Гибель веры | страница 11



Брунетти сдержал улыбку, — и это он слышит от особы, которая провела последние двенадцать лет в монастыре.

— И что было потом?

— Я попросила о встрече с матерью-настоятельницей.

— И вы встретились?

— Ожидание длилось два дня, но она наконец приняла меня — поздно вечером, после вечерни. Я повторила ей все про то, что умирают старики. Она не могла скрыть удивления. Я обрадовалась: значит, падре Пио ей ничего не передал. Я знала, что не должен передать, но то, что я рассказала, было так ужасно, что я сомневалась… — Ее голос угас.

— И что?

— Мать-настоятельница заявила, что не желает слушать ложь, что я говорю вещи, которые могут повредить ордену.

— И посему…

— Велела мне, приказала мне — по обету послушания — хранить полное молчание в течение месяца.
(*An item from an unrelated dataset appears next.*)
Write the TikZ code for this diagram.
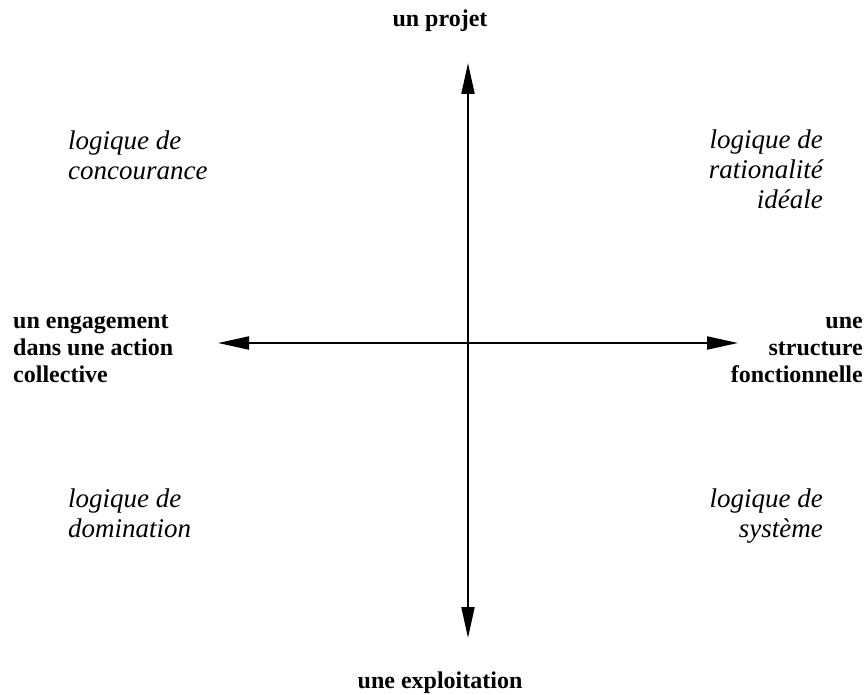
\documentclass[tikz,border=0pt]{standalone}
\usepackage{fontspec}
\setmainfont{Liberation Serif}
\usetikzlibrary{arrows.meta,positioning}

\begin{document}
\begin{tikzpicture}[
    x=1pt, y=-1pt,
    axis/.style={line width=2pt, {Triangle[length=31pt,width=13pt]}-{Triangle[length=31pt,width=13pt]}},
    pole/.style={inner sep=0, font=\fontsize{24}{27}\selectfont\bfseries},
    logic/.style={inner sep=0, font=\fontsize{27}{30}\selectfont\itshape}]
\useasboundingbox (0,0) rectangle (867,695);

% axes
\coordinate (top) at (468,63);
\coordinate (bottom) at (468,638);
\coordinate (left) at (218,343);
\coordinate (right) at (738,343);
\draw[axis] (bottom) -- (top);
\draw[axis] (left) -- (right);

% poles (base = last line)
\node[pole, anchor=base] (projet) at (440,27) {un projet};
\node[pole, anchor=base] (exploitation) at (440,688) {une exploitation};
\node[pole, anchor=base west, align=left] (engagement) at (13,382) {un engagement\\dans une action\\collective};
\node[pole, anchor=base east, align=right] (structure) at (863,382) {une\\structure\\fonctionnelle};

% logics
\node[logic, anchor=base west, align=left] (concourance) at (68,180) {logique de\\concourance};
\node[logic, anchor=base east, align=right] (rationalite) at (823,208) {logique de\\rationalité\\idéale};
\node[logic, anchor=base west, align=left] (domination) at (68,537) {logique de\\domination};
\node[logic, anchor=base east, align=right] (systeme) at (823,537) {logique de\\système};

\end{tikzpicture}
\end{document}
— Значит ли это, как я понимаю, что вы не должны были говорить ни с кем в течение месяца?

— Да.

— А как же ваша работа? Разве с пациентами не надо говорить?

— Я к ним не ходила.

— Как?

— Мать-настоятельница велела мне провести это время в моей комнате и в молельне.

— Целый месяц?

— Два.

— Что?

— Два, — повторила она. — В конце первого месяца она пришла повидать меня и спросила, указали мне молитвы и размышления истинный путь или нет. Я ответила ей, что молилась и размышляла, — и так и было, — но все же меня по-прежнему тревожат эти смерти. Она не пожелала слушать и велела мне молчать дальше.

— И вы подчинились?

Она кивнула.

— А потом?

— Я провела еще неделю в молитвах и вот тогда стала пытаться припомнить все беседы с этими людьми, и мне вспомнилось, что говорили синьорина да Пре и синьора Кристанти о своих деньгах. До этого я не позволяла себе думать об этом, но раз начавши, не могла прекратить.

Брунетти представил себе охват и разнообразие того, что можно «припомнить» за месяц с лишним одиночества и молчания.

— И что случилось в конце второго месяца?

— Мать-настоятельница снова пришла ко мне и спросила, образумилась ли я. Я сказала «да», и, вероятно, это была правда. — Она замолчала и опять улыбнулась ему грустной, нервной улыбкой.

— А потом?

— А потом я ушла.

— Вот просто так?

Он немедленно подумал о практической стороне дела: одежде, деньгах, транспорте. Странно, а ведь о том же самом приходилось заботиться, когда человек освобождался из тюрьмы.

— В тот же день я вышла наружу вместе с посетителями. Вроде бы никто не подумал, что это странно, никто и не заметил. Я спросила одну из выходивших женщин, где можно купить какую-нибудь одежду. У меня было всего семнадцать тысяч лир.